A comida e o ato de cozinhar envolvem aromas, sabores e texturas, a visão não é tão importante quanto imaginamos. Digo isso porque tive o prazer de entrevistar o Ocacyr Lopes Júnior, ou apenas Júnior Lopes. Ele é cego e é conhecido por conquistar vários paladares com os seus pratos, com destaque para as pizzas. O cozinheiro mora em Brasília e perdeu a visão aos 23 anos em um acidente de carro. Na tentativa de voltar a enxergar, foram muitas idas e vindas dos 23 aos 38 anos. Ele passou por 35 cirurgias, sendo 12 delas transplantes córnea. Entretanto, não houve êxito e aos 38 anos ficou definitivamente cego devido à negligência médica e a uma infecção hospitalar.
Enquanto muitos encarariam a situação como um fim, para ele, foi uma nova forma de viver, “quando perdi totalmente a visão, decidi ir a uma escola especializada aprender braile e fazer um curso de movimentação e mobilidade, queria ser independente”, lembra Júnior Lopes. Hoje, aos 58 anos, o cozinheiro gosta ainda mais de mostrar seu talento. “Eu já cozinhava, fazia frangos recheados e vários outros pratos, apenas aprendi a me adaptar, faço comida japonesa, árabe, tudo, não apenas pizza”, conta.

Ele entendeu que não precisaria abandonar esta paixão ao fazer um curso de pizzaiolo com o Chef Dudu Camargo, voltado para pessoas com deficiência. Entre tantas habilidades, o brasiliense acabou enveredando para o lado das pizzas, que passou a vender sob encomenda, apesar de receber convites de trabalho em pizzarias. Ele faz a massa e o molho de forma artesanal.
A fama cresceu ao ajudar o ator Edson Celulari a compor o personagem que interpretou no filme Teu Mundo Não Cabe nos Meus Olhos, do cineasta gaúcho Paulo Nascimento. Na história, Edson Celulari é o protagonista, um pizzaiolo cego. “Uma amiga minha do Rio de Janeiro falou em mim para o Edson Celulari e na hora ele quis vir para Brasília, ficou surpreso que havia um pizzaiolo cego na vida real, era o que precisava”, conta Ocacyr.
O ator fez uma oficina com Júnior Lopes e Dudu Camargo. “Ele me disse que tudo o que aprendeu para o personagem foi comigo”, revela Lopes. Na época, o brasiliense não estava fazendo mais pizzas, mas depois da experiência, retomou seu lado pizzaiolo. O seu próximo projeto é abrir um restaurante inclusivo, que contrate pessoas com todos os tipos de deficiência, mas são planos futuros.
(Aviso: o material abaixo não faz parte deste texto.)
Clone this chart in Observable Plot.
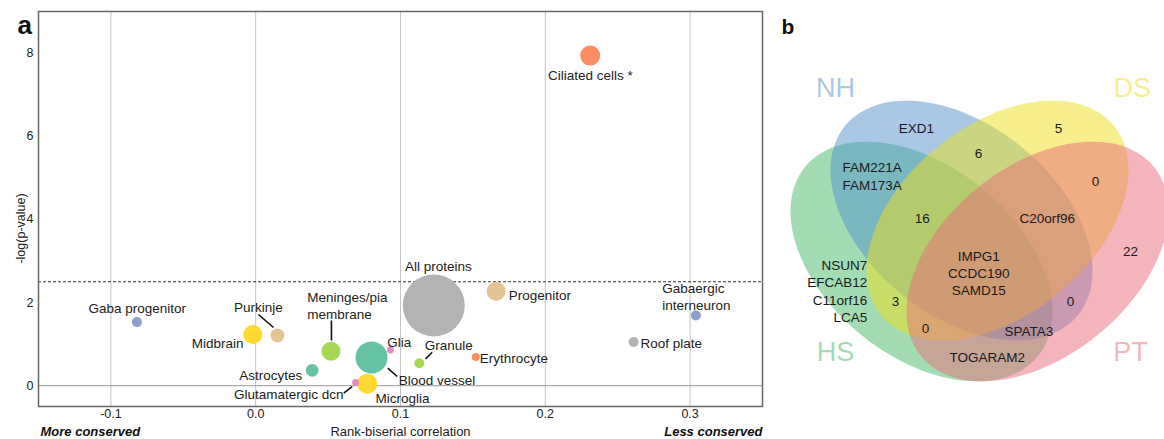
<!DOCTYPE html>
<html><head><meta charset="utf-8">
<script src="https://cdn.jsdelivr.net/npm/d3@7"></script>
<script src="https://cdn.jsdelivr.net/npm/@observablehq/plot@0.6"></script>
<style>
body{margin:0;background:#fff;}
#wrap{display:flex;width:1164px;height:439px;overflow:hidden;}
#wrap svg{display:block;}
</style></head><body><div id="wrap"></div>
<script>
// ---------- Panel a data ----------
const cellTypes = ["Ciliated cells *","Gaba progenitor","Midbrain","Purkinje","Meninges/pia\nmembrane","Astrocytes","Blood vessel","Glia","Glutamatergic dcn","Microglia","All proteins","Progenitor","Granule","Erythrocyte","Roof plate","Gabaergic\ninterneuron"];
const rankBiserial = [0.231, -0.082, -0.002, 0.015, 0.052, 0.039, 0.080, 0.093, 0.069, 0.077, 0.123, 0.166, 0.113, 0.152, 0.261, 0.304];
const negLogP = [7.94, 1.53, 1.23, 1.21, 0.83, 0.37, 0.68, 0.86, 0.08, 0.05, 1.93, 2.27, 0.54, 0.69, 1.05, 1.69];
const nProteins = [100, 25, 90, 49, 90, 40, 256, 12, 12, 100, 961, 90, 25, 16, 25, 25];
const colorGroup = ["B","C","F","G","E","A","A","D","D","F","H","G","E","B","H","C"];
const groups = ["A","B","C","D","E","F","G","H"];
const threshold = 2.5;
const xTicks = [-0.1, 0, 0.1, 0.2, 0.3];
const yTicks = [0, 2, 4, 6, 8];

// label layout (data units) and anchors
const labelX = [0.2312, -0.0818, -0.0084, 0.0019, 0.0356, 0.0321, 0.0988, 0.0908, 0.0606, 0.0827, 0.1262, 0.1748, 0.1168, 0.1548, 0.2657, 0.2807];
const labelY = [7.485, 1.881, 1.039, 1.905, 1.944, 0.270, 0.149, 1.063, -0.187, -0.284, 2.891, 2.194, 0.991, 0.686, 1.046, 2.158];
const labelAnchor = ["middle","middle","end","middle","start","end","start","start","end","start","middle","start","start","start","start","start"];
// leader lines
const leaders = [
  {x1: 0.0019, y1: 1.713, x2: 0.0123, y2: 1.40},
  {x1: 0.0523, y1: 1.568, x2: 0.0523, y2: 1.087},
  {x1: 0.0608, y1: -0.180, x2: 0.0666, y2: -0.019},
  {x1: 0.0912, y1: 0.421, x2: 0.0977, y2: 0.222},
  {x1: 0.1219, y1: 0.806, x2: 0.1173, y2: 0.647}
];

const points = cellTypes.map((c, i) => ({cell: c, x: rankBiserial[i], y: negLogP[i], n: nProteins[i], g: colorGroup[i], lx: labelX[i], ly: labelY[i], anchor: labelAnchor[i]}));

const font = "'Liberation Sans', Arial, Helvetica, sans-serif";

const plotA = Plot.plot({
  width: 770, height: 439,
  marginLeft: 38, marginRight: 8, marginTop: 11, marginBottom: 33,
  style: {fontFamily: font, fontSize: "12.5px", color: "#222", background: "white", overflow: "visible"},
  x: {domain: [-0.15, 0.35], ticks: xTicks, tickFormat: d => d.toFixed(1), tickSize: 0, tickPadding: 3, label: null},
  y: {domain: [-0.5, 9], ticks: yTicks, tickFormat: d => String(d), tickSize: 0, tickPadding: 5, label: null},
  r: {type: "sqrt", domain: [0, 961], range: [0, 31]},
  color: {domain: groups, range: d3.schemeSet2},
  marks: [
    Plot.gridX(xTicks, {stroke: "#c4c4c4", strokeOpacity: 1}),
    Plot.ruleY([0], {stroke: "#999"}),
    Plot.ruleY([threshold], {stroke: "#333", strokeDasharray: "3,2"}),
    Plot.frame({stroke: "#666", strokeWidth: 1.5}),
    Plot.link(leaders, {x1: "x1", y1: "y1", x2: "x2", y2: "y2", stroke: "#111", strokeWidth: 1.6}),
    Plot.dot(points, {x: "x", y: "y", r: "n", fill: "g", stroke: "none"}),
    ...["start","middle","end"].map(a => Plot.text(points.filter(p => p.anchor === a), {x: "lx", y: "ly", text: "cell", textAnchor: a, lineAnchor: "middle", lineHeight: 1.3, fill: "#222", fontSize: 13.5})),
    Plot.text(["-log(p-value)"], {text: d => d, frameAnchor: "left", textAnchor: "middle", lineAnchor: "middle", rotate: -90, dx: -18, dy: 19.5, fontSize: 12.5, fill: "#222"}),
    Plot.text(["Rank-biserial correlation"], {text: d => d, frameAnchor: "bottom", textAnchor: "middle", lineAnchor: "middle", dy: 25, fontSize: 13, fill: "#222"}),
    Plot.text(["More conserved"], {text: d => d, frameAnchor: "bottom-left", textAnchor: "start", lineAnchor: "middle", dx: 2, dy: 25, fontSize: 13, fontWeight: "bold", fontStyle: "italic", fill: "#111"}),
    Plot.text(["Less conserved"], {text: d => d, frameAnchor: "bottom-right", textAnchor: "end", lineAnchor: "middle", dx: 0, dy: 25, fontSize: 13, fontWeight: "bold", fontStyle: "italic", fill: "#111"}),
    Plot.text(["a"], {text: d => d, frameAnchor: "top-left", textAnchor: "start", lineAnchor: "middle", dx: -21, dy: 14, fontSize: 26, fontWeight: "bold", fill: "#111"})
  ]
});

// ---------- Panel b data (Venn) ----------
const vennSets = ["HS", "NH", "DS", "PT"];
const vennCx = [-0.58, -0.18, 0.18, 0.58];
const vennCy = [-0.21, 0.20, 0.20, -0.21];
const vennA = [1.5, 1.5, 1.5, 1.5];
const vennB = [0.95, 0.95, 0.95, 0.95];
const vennAngle = [-39, -39, 39, 39];
const vennColors = ["#47b967", "#5391cd", "#eddf19", "#e96b7b"];
const vennSetLabelX = [-1.44, -1.44, 1.527, 1.51];
const vennSetLabelY = [-1.117, 1.52, 1.52, -1.117];

const regionText = ["EXD1","5","6","FAM221A\nFAM173A","0","16","C20orf96","22","IMPG1\nCCDC190\nSAMD15","NSUN7\nEFCAB12\nC11orf16\nLCA5","3","0","0","SPATA3","TOGARAM2"];
const regionX = [-0.63, 0.79, -0.01, -1.073, 1.16, -0.573, 0.677, 1.51, -0.007, -1.123, -0.84, 0.91, -0.54, 0.493, 0.077];
const regionY = [1.133, 1.133, 0.883, 0.65, 0.60, 0.233, 0.233, -0.10, -0.323, -0.50, -0.60, -0.60, -0.867, -0.90, -1.16];
const regionAnchor = ["middle","middle","middle","middle","middle","middle","middle","middle","middle","end","middle","middle","middle","middle","middle"];

function ellipsePoints(i) {
  const phi = vennAngle[i] * Math.PI / 180, pts = [];
  for (let k = 0; k <= 240; k++) {
    const t = 2 * Math.PI * k / 240;
    const ex = vennA[i] * Math.cos(t), ey = vennB[i] * Math.sin(t);
    pts.push({x: vennCx[i] + ex * Math.cos(phi) - ey * Math.sin(phi), y: vennCy[i] + ex * Math.sin(phi) + ey * Math.cos(phi)});
  }
  return pts;
}
const regions = regionText.map((t, i) => ({t, x: regionX[i], y: regionY[i], anchor: regionAnchor[i]}));
const setLabels = vennSets.map((s, i) => ({s, x: vennSetLabelX[i], y: vennSetLabelY[i], c: vennColors[i]}));

const plotB = Plot.plot({
  width: 394, height: 439, margin: 0,
  style: {fontFamily: font, fontSize: "13px", color: "#222", background: "white"},
  x: {domain: [-2.09, 1.85], axis: null},
  y: {domain: [-1.99, 2.40], axis: null},
  marks: [
    ...vennSets.map((s, i) => Plot.line(ellipsePoints(i), {x: "x", y: "y", fill: vennColors[i], fillOpacity: 0.5, stroke: "none"})),
    ...setLabels.map(d => Plot.text([d], {x: "x", y: "y", text: "s", fill: d.c, fillOpacity: 0.5, fontSize: 27, lineAnchor: "middle"})),
    ...["middle","end"].map(a => Plot.text(regions.filter(r => r.anchor === a), {x: "x", y: "y", text: "t", textAnchor: a, lineAnchor: "middle", lineHeight: 1.27, fontSize: 13.5, fill: "#1a1a1a"})),
    Plot.text(["b"], {text: d => d, frameAnchor: "top-left", textAnchor: "start", lineAnchor: "middle", dx: 11, dy: 26.5, fontSize: 21, fontWeight: "bold", fill: "#111"})
  ]
});

const wrap = document.getElementById("wrap");
wrap.appendChild(plotA);
wrap.appendChild(plotB);
</script>
</body></html>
E como ele faz para cozinhar? “Claro que para quem enxerga é mais fácil, mas é algo intuitivo, no cortar já sei que os pedaços estão de tamanho adequado”, explica. O cozinheiro usa todos os seus sentidos: ouve o queijo borbulhar para saber que a pizza está pronta, ao fazer outros pratos se guia pelo cheiro e pelo toque, além de ir provando e prestar atenção à temperatura. “Um cego se acidentar na cozinha é bem mais difícil do que se imagina, pois tomamos todos os cuidados e fazemos tudo com muita calma e atenção”, afirma. Júnior Lopes é a prova que a deficiência está em quem julga estas pessoas.